Laggards: Low Perception/Low Performance
Laggards may still see ESG as a siloed function or are in an industry where no player is focused on
delivering against ESG. Or the company is lagging relative to its peers.
There is opportunity to establish a strong foundation in all areas:
- Look for quick wins to establish
a foundation for ESG: Identify the ESG areas that are most feasible and relevant to address first. Try to move performance first, but also evaluate the need to shift perceptions.
- Set
an ESG ambition and agenda: Companies need to determine what they want to achieve on ESG and the next steps to start delivering on goals. A transformation plan can help outline this new chapter of
growth.
- Join industry or issue-based coalitions: Join coalitions like Sustainable Brands to connect with other companies to share best practices and learnings and build
relationships.
At Risk: High Perception/Low Performance
Companies with an ESG “halo” have gained rapid traction because of their idealistic
missions. But often, they falter in that journey because they don’t realize the investment needed to deliver, surfacing risks of “greenwashing” or “virtue signaling.”

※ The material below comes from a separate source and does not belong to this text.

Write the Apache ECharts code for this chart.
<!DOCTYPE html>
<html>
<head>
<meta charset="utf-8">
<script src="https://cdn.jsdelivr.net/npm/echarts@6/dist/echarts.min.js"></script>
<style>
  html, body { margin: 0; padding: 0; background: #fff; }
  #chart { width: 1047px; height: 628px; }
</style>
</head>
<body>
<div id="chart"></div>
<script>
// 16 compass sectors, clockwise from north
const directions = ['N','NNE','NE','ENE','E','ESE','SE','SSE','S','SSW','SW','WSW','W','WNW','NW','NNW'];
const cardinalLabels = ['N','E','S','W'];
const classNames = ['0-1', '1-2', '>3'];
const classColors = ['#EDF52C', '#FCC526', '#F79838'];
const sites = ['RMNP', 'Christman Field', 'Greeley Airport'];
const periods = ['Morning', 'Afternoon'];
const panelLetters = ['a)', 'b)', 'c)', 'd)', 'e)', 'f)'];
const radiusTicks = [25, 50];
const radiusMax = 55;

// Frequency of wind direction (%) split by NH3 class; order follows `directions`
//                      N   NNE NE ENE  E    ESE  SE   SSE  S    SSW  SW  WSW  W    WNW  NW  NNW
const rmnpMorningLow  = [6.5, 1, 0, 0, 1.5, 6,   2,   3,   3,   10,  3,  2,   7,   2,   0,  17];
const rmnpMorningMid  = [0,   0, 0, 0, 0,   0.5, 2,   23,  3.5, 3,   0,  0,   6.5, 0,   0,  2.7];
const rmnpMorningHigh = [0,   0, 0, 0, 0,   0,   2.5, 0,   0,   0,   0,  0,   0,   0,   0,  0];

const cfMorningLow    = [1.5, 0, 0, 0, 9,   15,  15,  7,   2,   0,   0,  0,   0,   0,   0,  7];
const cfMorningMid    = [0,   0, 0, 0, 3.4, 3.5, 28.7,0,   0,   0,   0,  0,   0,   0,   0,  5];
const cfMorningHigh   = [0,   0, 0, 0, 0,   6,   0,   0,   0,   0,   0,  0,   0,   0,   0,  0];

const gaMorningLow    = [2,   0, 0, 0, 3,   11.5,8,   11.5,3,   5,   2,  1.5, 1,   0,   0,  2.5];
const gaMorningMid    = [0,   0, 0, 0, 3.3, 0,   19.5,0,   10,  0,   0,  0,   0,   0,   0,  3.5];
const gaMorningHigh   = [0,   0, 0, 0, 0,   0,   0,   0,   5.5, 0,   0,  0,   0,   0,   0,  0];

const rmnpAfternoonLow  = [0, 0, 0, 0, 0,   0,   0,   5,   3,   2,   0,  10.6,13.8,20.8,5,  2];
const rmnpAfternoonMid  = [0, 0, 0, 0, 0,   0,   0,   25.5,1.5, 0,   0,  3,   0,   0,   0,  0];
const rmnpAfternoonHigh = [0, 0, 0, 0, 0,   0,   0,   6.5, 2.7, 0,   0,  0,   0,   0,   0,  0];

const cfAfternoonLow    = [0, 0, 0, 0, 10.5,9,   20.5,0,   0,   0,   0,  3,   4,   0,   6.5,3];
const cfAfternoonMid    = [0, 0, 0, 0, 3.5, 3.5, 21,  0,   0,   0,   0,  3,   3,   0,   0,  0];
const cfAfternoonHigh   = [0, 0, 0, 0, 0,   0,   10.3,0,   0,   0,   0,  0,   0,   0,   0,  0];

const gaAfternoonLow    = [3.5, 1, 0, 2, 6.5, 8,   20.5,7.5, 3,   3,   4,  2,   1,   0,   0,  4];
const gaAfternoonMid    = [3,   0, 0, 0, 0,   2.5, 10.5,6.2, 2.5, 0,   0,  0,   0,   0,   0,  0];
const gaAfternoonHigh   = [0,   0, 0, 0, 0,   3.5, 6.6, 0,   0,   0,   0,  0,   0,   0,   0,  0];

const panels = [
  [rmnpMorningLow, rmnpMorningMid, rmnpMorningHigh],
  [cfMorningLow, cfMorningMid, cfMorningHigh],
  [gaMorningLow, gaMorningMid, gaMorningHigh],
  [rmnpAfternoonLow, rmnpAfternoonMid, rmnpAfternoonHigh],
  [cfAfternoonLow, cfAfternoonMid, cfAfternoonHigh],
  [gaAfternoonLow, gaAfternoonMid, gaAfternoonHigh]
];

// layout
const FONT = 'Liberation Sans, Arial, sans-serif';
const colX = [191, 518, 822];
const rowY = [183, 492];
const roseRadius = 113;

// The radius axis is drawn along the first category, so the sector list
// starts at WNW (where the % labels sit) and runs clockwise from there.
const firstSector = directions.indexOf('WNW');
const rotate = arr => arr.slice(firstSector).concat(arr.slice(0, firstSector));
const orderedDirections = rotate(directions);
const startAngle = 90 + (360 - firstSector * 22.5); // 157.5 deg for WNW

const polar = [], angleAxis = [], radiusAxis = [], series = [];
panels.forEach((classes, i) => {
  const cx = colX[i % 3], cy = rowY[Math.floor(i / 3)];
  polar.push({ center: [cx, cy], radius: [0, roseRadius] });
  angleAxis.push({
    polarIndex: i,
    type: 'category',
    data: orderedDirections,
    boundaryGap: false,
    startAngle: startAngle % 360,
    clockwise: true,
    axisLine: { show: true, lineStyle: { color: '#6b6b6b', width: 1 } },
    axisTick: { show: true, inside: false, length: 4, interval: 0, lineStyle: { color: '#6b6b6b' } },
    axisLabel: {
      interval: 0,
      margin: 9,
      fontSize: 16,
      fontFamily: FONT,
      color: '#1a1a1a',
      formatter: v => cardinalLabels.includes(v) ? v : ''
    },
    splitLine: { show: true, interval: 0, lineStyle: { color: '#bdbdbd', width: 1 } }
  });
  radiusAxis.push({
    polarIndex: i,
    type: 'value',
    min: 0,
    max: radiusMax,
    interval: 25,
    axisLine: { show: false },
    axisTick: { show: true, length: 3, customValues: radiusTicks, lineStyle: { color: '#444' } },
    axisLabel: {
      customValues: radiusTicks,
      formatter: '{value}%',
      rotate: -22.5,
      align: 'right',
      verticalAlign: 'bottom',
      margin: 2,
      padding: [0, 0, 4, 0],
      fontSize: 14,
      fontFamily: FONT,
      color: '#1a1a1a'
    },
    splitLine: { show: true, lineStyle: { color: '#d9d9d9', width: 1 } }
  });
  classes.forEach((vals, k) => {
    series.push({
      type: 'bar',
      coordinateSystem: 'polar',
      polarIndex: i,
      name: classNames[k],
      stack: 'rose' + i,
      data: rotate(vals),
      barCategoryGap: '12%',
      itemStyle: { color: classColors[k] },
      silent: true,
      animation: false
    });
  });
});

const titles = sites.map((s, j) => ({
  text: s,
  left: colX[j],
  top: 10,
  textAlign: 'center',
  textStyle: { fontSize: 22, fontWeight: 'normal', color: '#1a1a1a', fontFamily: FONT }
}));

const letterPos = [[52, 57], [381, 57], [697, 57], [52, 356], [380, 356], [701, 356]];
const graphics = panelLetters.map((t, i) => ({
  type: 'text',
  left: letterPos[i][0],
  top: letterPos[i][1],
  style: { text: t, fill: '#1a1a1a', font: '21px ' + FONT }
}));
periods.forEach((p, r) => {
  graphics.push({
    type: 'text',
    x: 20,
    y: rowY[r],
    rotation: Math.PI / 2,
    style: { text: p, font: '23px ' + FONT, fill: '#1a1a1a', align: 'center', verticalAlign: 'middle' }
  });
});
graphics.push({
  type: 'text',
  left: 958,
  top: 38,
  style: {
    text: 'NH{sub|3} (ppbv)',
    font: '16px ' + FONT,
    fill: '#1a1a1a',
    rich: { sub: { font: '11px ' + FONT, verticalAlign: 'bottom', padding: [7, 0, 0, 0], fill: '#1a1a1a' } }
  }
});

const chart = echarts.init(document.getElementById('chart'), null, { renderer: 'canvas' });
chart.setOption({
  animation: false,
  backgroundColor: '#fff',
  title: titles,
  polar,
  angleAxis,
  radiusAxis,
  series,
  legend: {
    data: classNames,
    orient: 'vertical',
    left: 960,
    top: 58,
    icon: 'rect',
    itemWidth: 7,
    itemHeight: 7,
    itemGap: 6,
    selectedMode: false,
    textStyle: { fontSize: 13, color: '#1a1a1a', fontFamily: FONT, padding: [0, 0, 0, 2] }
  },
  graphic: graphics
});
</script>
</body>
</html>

Companies here should consider the following moves:
- Commit to bold moves against top risks to show progress and authenticity: In areas where there may be a discrepancy
between statement and action, close the gap with strong commitments.
- Evaluate the validity of any explicit ESG claims in messaging: Avoid any exacerbation of the risk by
ensuring existing communications are backed by evidence. ESG performance should be prioritized over perception-building.
Closing the Gap
Despite attempts to politicize
the topic, the underlying issues of ESG are here to stay, and they are only becoming more vital and impactful to companies’ business strategy. Businesses need to act now and assess their ESG
performance vs. perception gap to ensure they’re delivering authentic, real impact while being recognized by it for key stakeholders – otherwise they risk falling behind their competitors,
tarnishing their reputations, or missing out on new opportunities.